Me me me

Sembra che il 2013 ci abbia lasciato in eredità una parola nuova: “selfie”, l’autoscatto postato su un social per condividere umori, situazioni, aspettative, decisioni – in un colpo solo – con tutti coloro che si (social) frequentano.
D’altro canto sempre più aziende incrementano il narcisismo dei consumatori – e il fatturato – offrendo prodotti (bevande, creme alla nocciola, valigie, smalti per unghie e persino automobili) personalizzabili con il nome dell’acquirente.
Il Time, a sottolineare l’incidenza del fenomeno, chiama già questa generazione – egoriferita e narcisista – “me me me generation”.
Nella mia giovinezza ho avuto un’amica decisamente autocentrica che, quando superava la misura, eravamo soliti riposizionare chiamandola (appellativo lungo ma efficace) “Io, solo io, meglio io, io di più”. Più tardi è stata la realtà, con un marito, tre figli, n alunni per n anni di scuola, a renderla una donna affettivamente centrata, ma questa è una storia di grazia, ricevuta e accettata. Di grazia e di amicizia perché in questi giorni ho scoperto anche che Basilio e Gregorio di Nazianzo, dottori della Chiesa la cui memoria si celebra il 2 gennaio, sono diventati santi (forse) proprio perché amici.
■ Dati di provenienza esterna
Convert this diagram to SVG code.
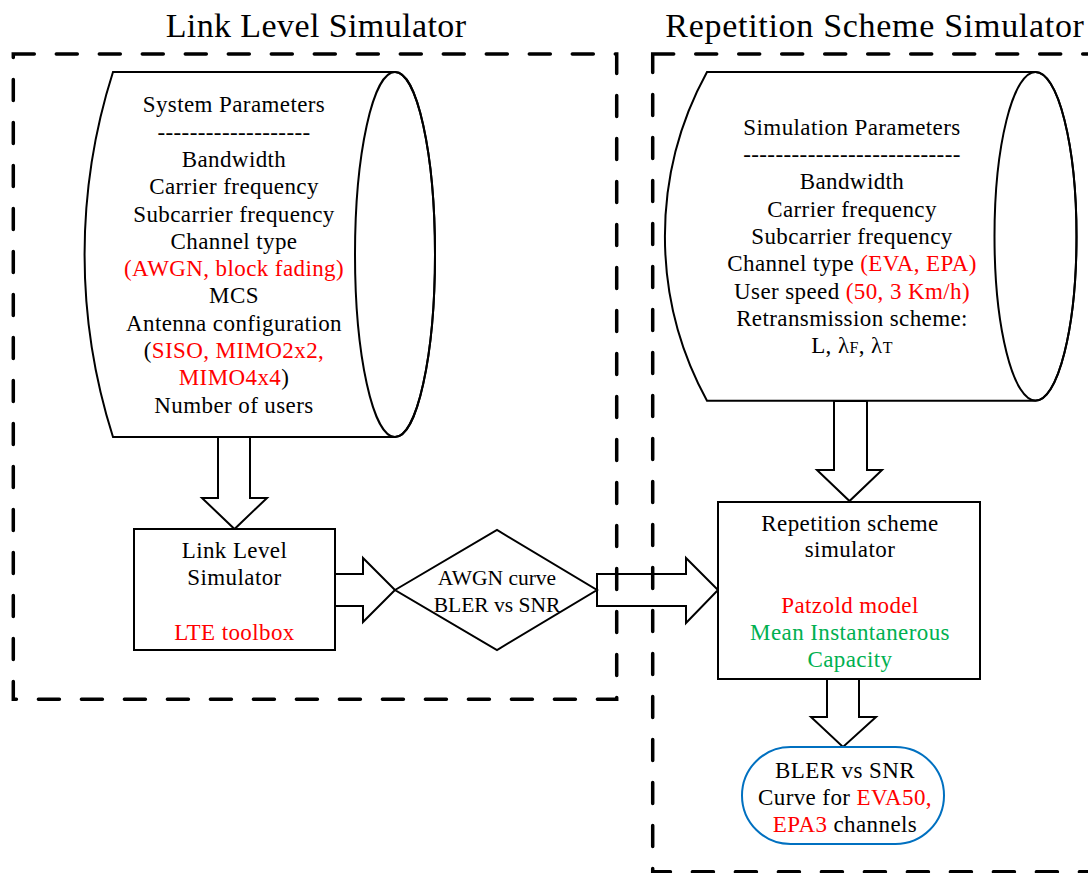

Scrive Gregorio:
Quando ci manifestammo vicendevolmente le nostre intenzioni e capimmo che l’amore della sapienza era ciò che ambedue cercavamo, allora diventammo tutti e due l’uno per l’altro: compagni, commensali, fratelli. Aspiravamo a un medesimo bene e coltivavamo ogni giorno più fervidamente e intimamente il nostro comune ideale.
Ci guidava la stessa ansia di sapere, cosa fra tutte eccitatrice d’invidia; eppure fra noi nessuna invidia, si apprezzava invece l’emulazione. Questa era la nostra gara: non chi fosse il primo, ma chi permettesse all’altro di esserlo.
L’occupazione e la brama unica per ambedue era la virtù, e vivere tesi alle future speranze e comportarci come se fossimo esuli da questo mondo, prima ancora d’essere usciti dalla presente vita. Tale era il nostro sogno. Ecco perché indirizzavamo la nostra vita e la nostra condotta sulla via dei comandamenti divini e ci animavamo a vicenda all’amore della virtù. E non ci si addebiti a presunzione se dico che eravamo l’uno all’altro norma e regola per distinguere il bene dal male. E mentre altri ricevono i loro titoli dai genitori, o se li procurano essi stessi dalle attività e imprese della loro vita, per noi invece era grande realtà e grande onore essere e chiamarci cristiani.”
Che abisso tra un autoscatto mostrato a (quasi) chiunque e lo straordinario rapporto tra due uomini tesi – insieme – al Destino! Ma dev’essere proprio questa la vera statura dell’uomo se Papa Francesco, in barba a tutti i selfie del 2013, ha deciso di iniziare il nuovo anno richiamandoci alla “fraternità… dimensione essenziale dell’uomo, il quale è un essere relazionale”.
Allora il mio augurio per il 2014 e per tutti gli anni a venire è che ognuno possa avere (almeno) un amico. Uno che lo guardi negli occhi e nel cuore per ricordargli – ogni tanto – chi è.